Fourth-party logistics (4PL): Simplified Definition
A 4pl (fourth party logistics provider) is a high level supply chain management and logistics service provider. A 4pl manages and provides a single interface between all aspects of the supply chain and the client organization. They provide strategic advice and operational support to their clients, and are a form of business process outsourcing.
Fourth-party logistics (4PL): Technical Definition
ClickPost defines 4pl as a fourth party logistics provider, which is a high level supply chain management service that provides the user complete control over end-to-end logistics, order fulfillment, and customer service from a unified interface; thereby optimizing the entire operations and enabling ecommerce businesses to focus on the long term growth of the business.
What is the difference between 3pl and 4pl?
A 3pl general manages a part of the supply chain rather than the entire operation like a 4pl. A 3pl also generally owns shipping and warehousing assets, which are used for serving the client. A 4pl on the other hand is entirely focused on providing operational support and generally does not own any assets. Additionally, the primary focus of a 3pl is on the day-to-day operations whereas a 4pl focuses on long-term growth and optimizing the supply chain.
What are the components of 4pl?
The following are the usual components of a 4pl:
1. Control Room
The control room, also known as the customer service portal or dashboard, is the unified interface provided from where the client can view and manage their entire operations.
2. Resource Provider
The 4pl is responsible for finding and partnering with appropriate resource providers for their clients. These may include shipping and logistics service providers, warehouses, customer service providers, and whatever else is required by the client.
The 4pl is responsible for providing analytics and strategy reports to the clients to ensure long-term growth and to achieve immediate objectives. They are responsible for planning and executing the strategies to fulfill the needs of the client.
What is 4pl in ecommerce supply chain?
4pl in ecommerce supply chain is a type of logistics service provider that arranges and manages the entire supply chain, including procuring and warehousing products to shipping and fulfilling customer orders. They also delegate parts of the supply chain to various 3pl and act as the consultant or middleman between the client and other service providers.
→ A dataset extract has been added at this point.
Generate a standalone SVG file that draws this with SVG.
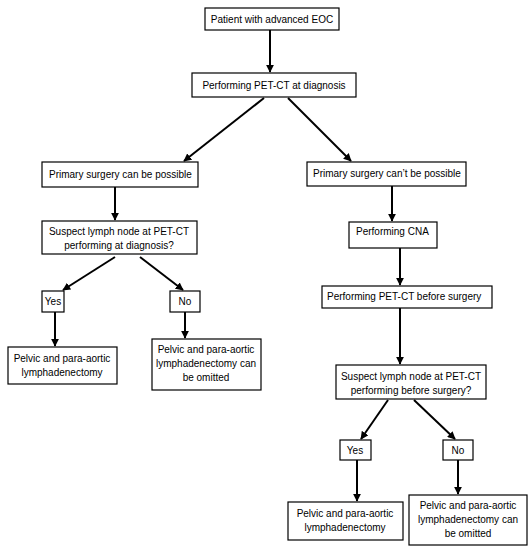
<svg xmlns="http://www.w3.org/2000/svg" width="531" height="550" viewBox="0 0 531 550">
<style>
.b{fill:#fff;stroke:#000;stroke-width:1.2}
.t{font-family:"Liberation Sans",Arial,sans-serif;font-size:10px;fill:#000}
.c{text-anchor:middle}
.e{stroke:#000;stroke-width:2;fill:none;marker-end:url(#ah)}
</style>
<defs>
<marker id="ah" viewBox="0 0 10 10" refX="9" refY="5" markerWidth="4" markerHeight="4" orient="auto" markerUnits="strokeWidth">
<path d="M0,0 L10,5 L0,10 z" fill="#000"/>
</marker>
</defs>
<rect width="531" height="550" fill="#fff"/>
<g id="connectors">
<line class="e" x1="270" y1="30" x2="270" y2="72"/>
<line class="e" x1="264" y1="98" x2="184" y2="161"/>
<line class="e" x1="288" y1="98" x2="351" y2="161"/>
<line class="e" x1="115" y1="187" x2="115" y2="220"/>
<line class="e" x1="392" y1="186" x2="392" y2="221"/>
<line class="e" x1="115" y1="257" x2="63" y2="290"/>
<line class="e" x1="140" y1="257" x2="183" y2="290"/>
<line class="e" x1="55" y1="312" x2="55" y2="346"/>
<line class="e" x1="185" y1="312" x2="185" y2="338"/>
<line class="e" x1="400" y1="248" x2="400" y2="285"/>
<line class="e" x1="400" y1="308" x2="400" y2="364"/>
<line class="e" x1="388" y1="400" x2="361" y2="439"/>
<line class="e" x1="414" y1="400" x2="455" y2="439"/>
<line class="e" x1="357" y1="460" x2="357" y2="501"/>
<line class="e" x1="458" y1="460" x2="458" y2="494"/>
</g>
<g id="n1"><rect class="b" x="205" y="8" width="134" height="22"/><text class="t c" x="272" y="23">Patient with advanced EOC</text></g>
<g id="n2"><rect class="b" x="192" y="73" width="164" height="24"/><text class="t c" x="274" y="89">Performing PET-CT at diagnosis</text></g>
<g id="n3"><rect class="b" x="42" y="162" width="156" height="25"/><text class="t" x="49" y="178">Primary surgery can be possible</text></g>
<g id="n4"><rect class="b" x="307" y="162" width="159" height="24"/><text class="t" x="313" y="177">Primary surgery can’t be possible</text></g>
<g id="n5"><rect class="b" x="42" y="221" width="155" height="33"/><text class="t c" x="119" y="235">Suspect lymph node at PET-CT</text><text class="t c" x="119" y="249">performing at diagnosis?</text></g>
<g id="n6"><rect class="b" x="42" y="291" width="22" height="21"/><text class="t c" x="53" y="305">Yes</text></g>
<g id="n7"><rect class="b" x="170" y="291" width="30" height="21"/><text class="t c" x="185" y="305">No</text></g>
<g id="n8"><rect class="b" x="8" y="347" width="109" height="37"/><text class="t c" x="62" y="362">Pelvic and para-aortic</text><text class="t c" x="62" y="376">lymphadenectomy</text></g>
<g id="n9"><rect class="b" x="152" y="339" width="109" height="51"/><text class="t c" x="206" y="353">Pelvic and para-aortic</text><text class="t c" x="206" y="367">lymphadenectomy can</text><text class="t c" x="206" y="381">be omitted</text></g>
<g id="n10"><rect class="b" x="349" y="222" width="88" height="26"/><text class="t" x="356" y="235">Performing CNA</text></g>
<g id="n11"><rect class="b" x="322" y="286" width="170" height="22"/><text class="t" x="327" y="300">Performing PET-CT before surgery</text></g>
<g id="n12"><rect class="b" x="336" y="365" width="150" height="34"/><text class="t c" x="411" y="380">Suspect lymph node at PET-CT</text><text class="t c" x="411" y="394">performing before surgery?</text></g>
<g id="n13"><rect class="b" x="340" y="440" width="31" height="20"/><text class="t c" x="355" y="454">Yes</text></g>
<g id="n14"><rect class="b" x="443" y="440" width="30" height="20"/><text class="t c" x="458" y="454">No</text></g>
<g id="n15"><rect class="b" x="288" y="502" width="115" height="38"/><text class="t c" x="345" y="517">Pelvic and para-aortic</text><text class="t c" x="345" y="531">lymphadenectomy</text></g>
<g id="n16"><rect class="b" x="409" y="495" width="118" height="50"/><text class="t c" x="468" y="509">Pelvic and para-aortic</text><text class="t c" x="468" y="523">lymphadenectomy can</text><text class="t c" x="468" y="537">be omitted</text></g>
</svg>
What are the benefits of 4pl?
Some benefits of 4pl are:
1) It enables you to outsource the entire logistics operations of your business. This increases efficiency in the long run and grants you instant access to specialized service providers.
2) It gives you total control and visibility over all aspects of your business and aggregates the entire data to provide you with a unified view. You can also benefit from data analysis without shifting focus from your core business.
3) It allows you to focus on your core competencies while granting you access to automated processes that increases operational efficiencies.
4) It provides a financial incentive for you as the greater operational efficiencies reduce overall costs.
Who uses 4pl?
4pl is used by businesses in a wide range of industries. A 4pl can be a viable choice for any business looking to optimize their operations by taking the help of experts, without delving into the complexities of acquiring talent and managing human resources.
Is Amazon a 3pl or 4pl?
Amazon can be regarded as a 4pl as they provide all the services that a 4pl is supposed to offer. They provide warehouses for sellers on their platform and provide their website which serves as a marketplace. Additionally, they provide order fulfillment and shipping services, while also handling payments and customer support from their platform.
How does a 4pl work?
A 4pl works by providing their client access to all the resources and services that are needed to achieve their business goals. They provide access to both operational and strategic resources as and when needed. They enable businesses to focus on their long-term growth without worrying about the day-to-day operations. Additionally, they provide access to an optimized supply chain, enabling their clients to reap the benefits of economies of scale.